Concrétisation. Elle s’associe avec son frère, infographiste de formation, pour monter les bases d’Epure, entreprise de communication institutionnelle et commerciale. Son frère est spécialisé dans le dessin en 3D. Pour eux, leur entreprise doit être comme l’épure, ce dessin finalisé en 3D à la fois net et clair. Après trois ans d’existence, l’entreprise est composée de quatre infographistes et, outre la conception et la réalisation de chartes graphiques entières, de logos, de publicités papier ou télévisés, de traductions et la production de tout support visuel, elle propose des prestations de logistique organisationnelle pour des évènements. Avec un chiffre d’affaire annuel de 145 M d’ariary environ, Epure compte plus d’une douzaine de clients dans son portefeuille, situés principalement à Antananarivo, Tamatave et Diego Suarez et travaille autant avec des sociétés qui font de l’artisanat haut de gamme comme Myrah ou Art et Matières et des artistes qu’avec des sociétés industrielles telles qu’Aquamad, Madécasse, Aurlac, et des boutiques de mode, Arabesque, On Abi. Elle compte également parmi sa clientèle des institutions comme l’Ambassade de France et le Centre Horticole Technique de Tamatave
Collaborations. Ange a ses marques dans le quartier des 67 Ha. Elle y a grandi étant petite. Le coordinateur du Mois de la Photo, Fidisoa Ramanahadray, y vit aussi. Ils se connaissent depuis une vingtaine d’années. Il lui a naturellement proposé d’intégrer le comité d’organisation de cet évènement qui était pour elle l’occasion d’élargir son réseau professionnel. Toute la conception graphique, en dehors de la production, a été faite gratuitement par Epure. Depuis, Ange a été approchée par des artistes qui lui ont proposé d’être leur administratrice pour l’organisation du 400ème anniversaire de la ville d’Antananarivo ainsi que par le Président de l’association TAVA. Le chargé de mission au Ministère malgache de la culture lui a fait la suggestion de se constituer en opérateur culturel. Bref, les retombées de cet évènement pour Epure et Ange sont donc plus que positives, toutefois remarque t’elle, les demandes de collaborations vont plus dans le sens de l’organisation d’évènement que de la communication. De quoi réfléchir à de nouvelles sortes d’activités…
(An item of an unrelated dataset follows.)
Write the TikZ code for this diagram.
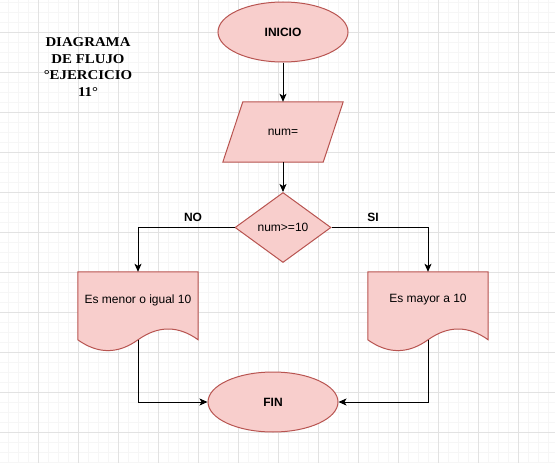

(A)venir. En tant que véritable femme d’affaire, Ange n’a pas fini de faire parler d’elle et de son entreprise. Aujourd’hui, à 48 ans, elle souhaite créer un jour un évènement qui mettrait à l’honneur les différentes techniques de communication afin de valoriser ce secteur florissant auprès des jeunes. Si certains croient encore que Madagascar ne peut rien faire sans les vazahas, c’est qu’ils n’ont pas passé un instant aux côtés de cette femme époustouflante dont la vie est à l’image du parcours, c’est-à-dire riche, faite de petites déceptions et de grands succès, de coups durs et de rencontres décisives, d’amour pour les autres et surtout pour son pays dont malgré tout elle ne cesse de dire du bien.